Un dato è certo: Invalsi, come Pisa 2001, ha dimostrato che c’è una variazione di risultato che tende ad aumentare non solo tra le diverse aree del Paese e tra i differenti tipi di scuola superiore (licei, tecnici e professionali), ma anche nella scuola di base e non solo (si arriva fino al 50% tra scuole primarie della stessa zona). Le quattro leve che porteranno ad un maggiore equilibrio sono nell’ordine: autonomia reale dei singoli istituti scolastici, valutazione, riqualificazione del personale docente (formazione e aggiornamento), sostegmo alle famiglie (cioè anticipazione del diritto allo studio). La stima delle risorse necessarie è possibile utilizzando la previsione del Fmi sulla crescita del Pil e dell’inflazione e considerando un riutilizzo pari allo 0,2% per la scuola.

La legge sulla parità scolastica (62/2000) comporta la distinzione tra scuole pubbliche e paritarie nel quadro di un unico sistema nazionale di istruzione e formazione. Secondo voi la parità può dirsi oggi realizzata? Perché? Cosa fare?

La parità non è ancora stata raggiunta e la possibilità di libera scelta da parte delle famiglie è ancora ipotetica. L’Agenzia delle entrate considera un lusso l’investimento che molte famiglie fanno, talvolta a costo di grandi sacrifici. Ciò contrasta con la visione liberale e avanzata del sistema educativo che ci proponiamo di affermare. Cooperazione competizione fra pubblico e paritario sono parole chiave anche in questo caso.

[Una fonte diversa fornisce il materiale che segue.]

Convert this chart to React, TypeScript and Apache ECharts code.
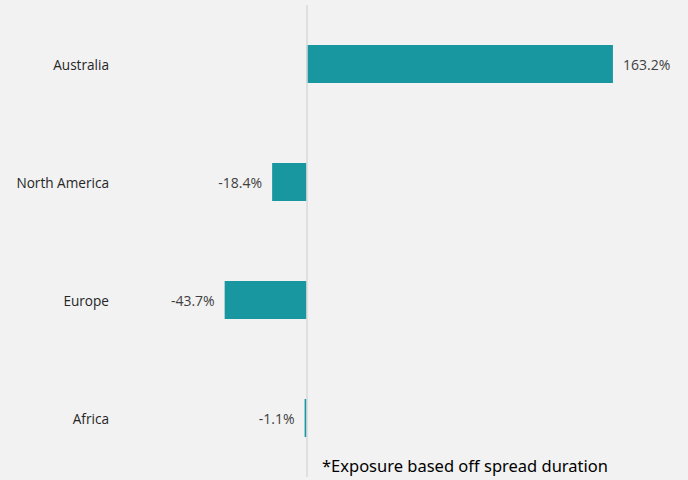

L’autonomia scolastica oggi è da considerarsi già attuata? Secondo Scelta civica, nel quadro di una autonomia compiuta (non solo funzionale ma anche giuridica e finanziaria) una scuola potrebbe ricevere direttamente risorse finanziarie? A quali condizioni?
Il Regolamento sull’autonomia delle istituzioni scolastiche è stato approvato dal 1999, ma non è mai stato realizzato pienamente. Sulla carta le scuole potrebbero fare scelte per favorire inclusione, merito, flessibilità, personalizzazione dei percorsi, orientamento agli studi superiori, al lavoro e alle professioni, anche con una diversa  articolazione delle classi e del tempo scuola. In realtà non hanno la possibilità di  farlo in modo sistematico per i troppi vincoli e la mancanza di risorse adeguate. È necessario definire, in modo chiaro e condiviso, i compiti che spettano allo Stato, alle Regioni e agli Enti locali per dare ad ogni scuola certezze e strumenti reali per operare. La creazione di reti di scuole, anche di ordini diversi, per favorire la flessibilità dei percorsi didattici e per condividere risorse, laboratori, e personale è una strada da percorrere. Ma si dovrà anche ridefinire il modello di governance delle istituzioni scolastiche autonome: maggiore collegamento al territorio ed alle comunità locali, strutture organizzative che prevedano una leadership distribuita e, di nuovo,  valorizzazione delle professionalità specifiche dei docenti. Non c’è vera autonomia senza autonomia finanziaria. L’argomento è delicato, ma anche molto chiaro.